Discovering dried slime hours after the spill? Follow these steps to tackle the situation:

  1. Begin by gently removing any dried residue with your fingers or a butter knife. Be cautious not to damage the carpet fibers during this process.
  2. Place a few ice cubes on the dried slime residue. Allowing the ice to freeze the slime can aid in loosening it from the carpet fibers.
  3. Repeat the icing process as necessary.
  4. Once the carpet is dry, vacuum to eliminate any loosened particles.

Tips to Avoid Slime Stains on Clothes and Surfaces

To ensure the best outcomes when dealing with slime, consider the following tips:

  1. Act Swiftly: Tackle slime stains promptly. Fresh stains are much easier to remove than dried ones, so don’t delay in addressing the issue.
  2. Avoid the Dryer: Refrain from putting slime-stained clothes in the dryer. High heat can set the stains permanently into the fabric.
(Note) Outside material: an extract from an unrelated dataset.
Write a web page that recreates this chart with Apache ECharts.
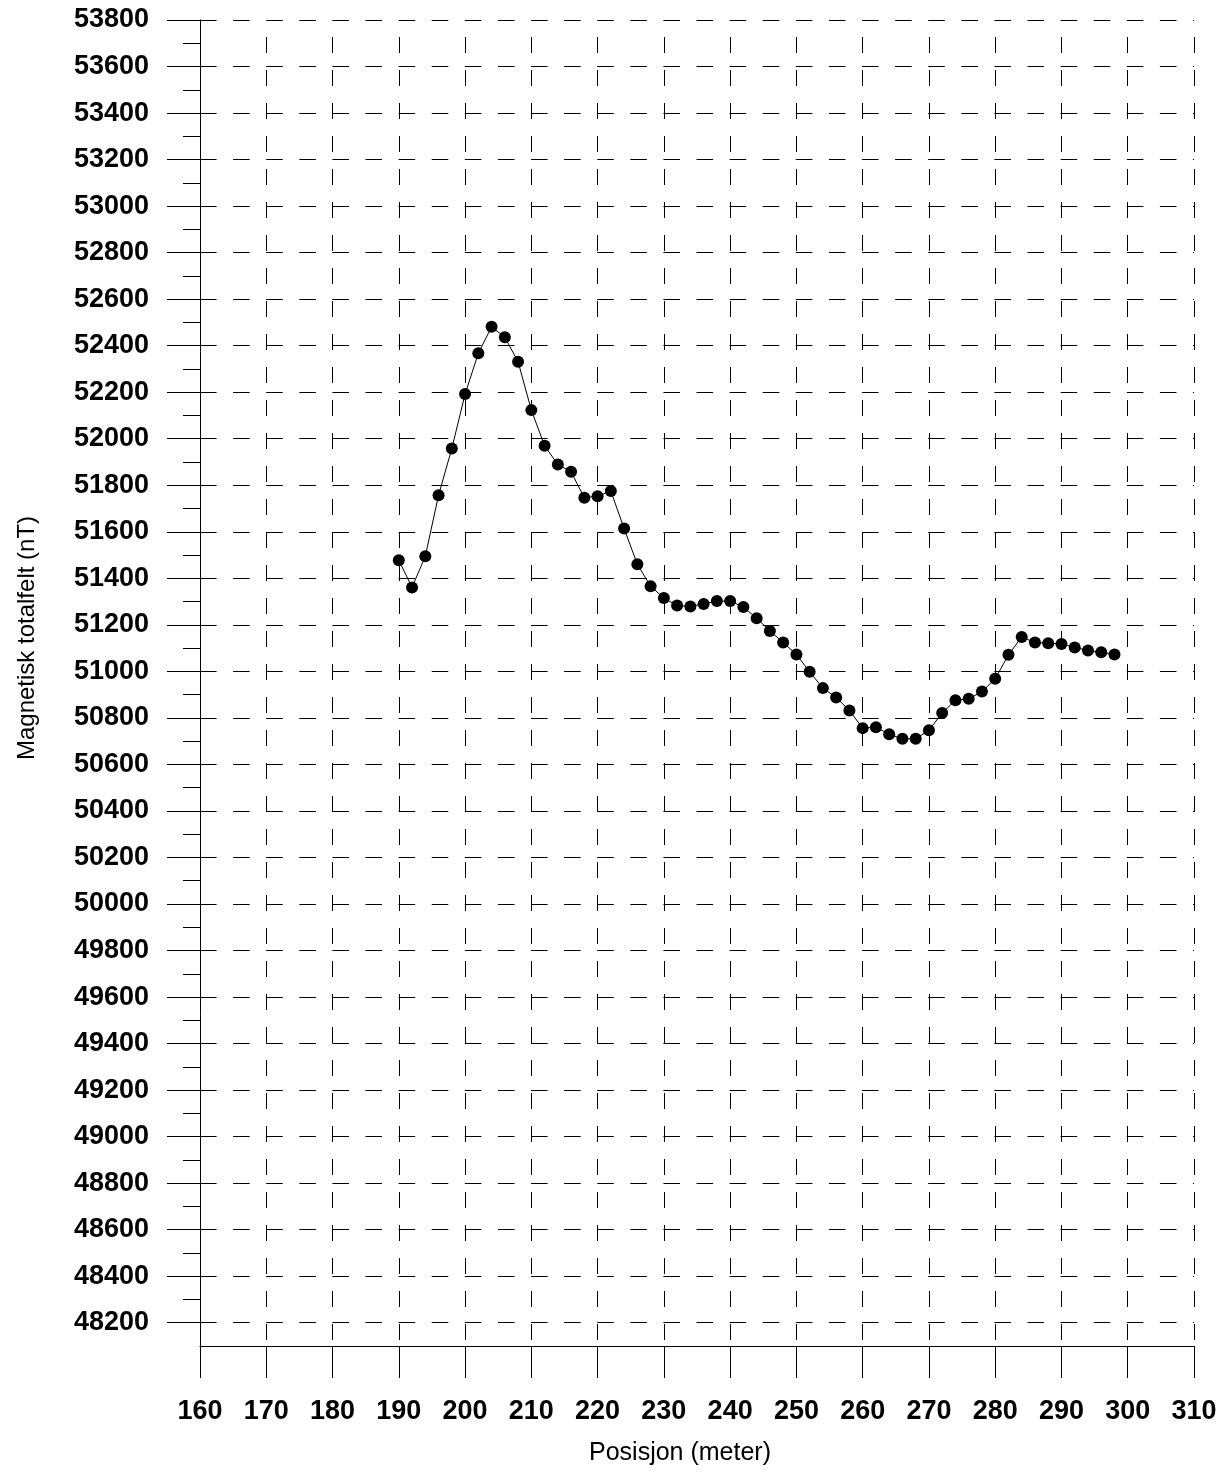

Prioritize air-drying or other stain removal methods before resorting to the dryer.
  3. Wear Protection: When engaging in slime play, wear an apron or smock to shield your clothes from potential stains. This simple precaution can save you from the hassle of stain removal later.
  4. Protect Surfaces: Extend your preventive measures beyond clothing. Safeguard surfaces like carpet, upholstery, or textured wood by using plastic sheeting or a vinyl tablecloth. This ensures easy cleanup and minimizes the risk of permanent stains on various surfaces.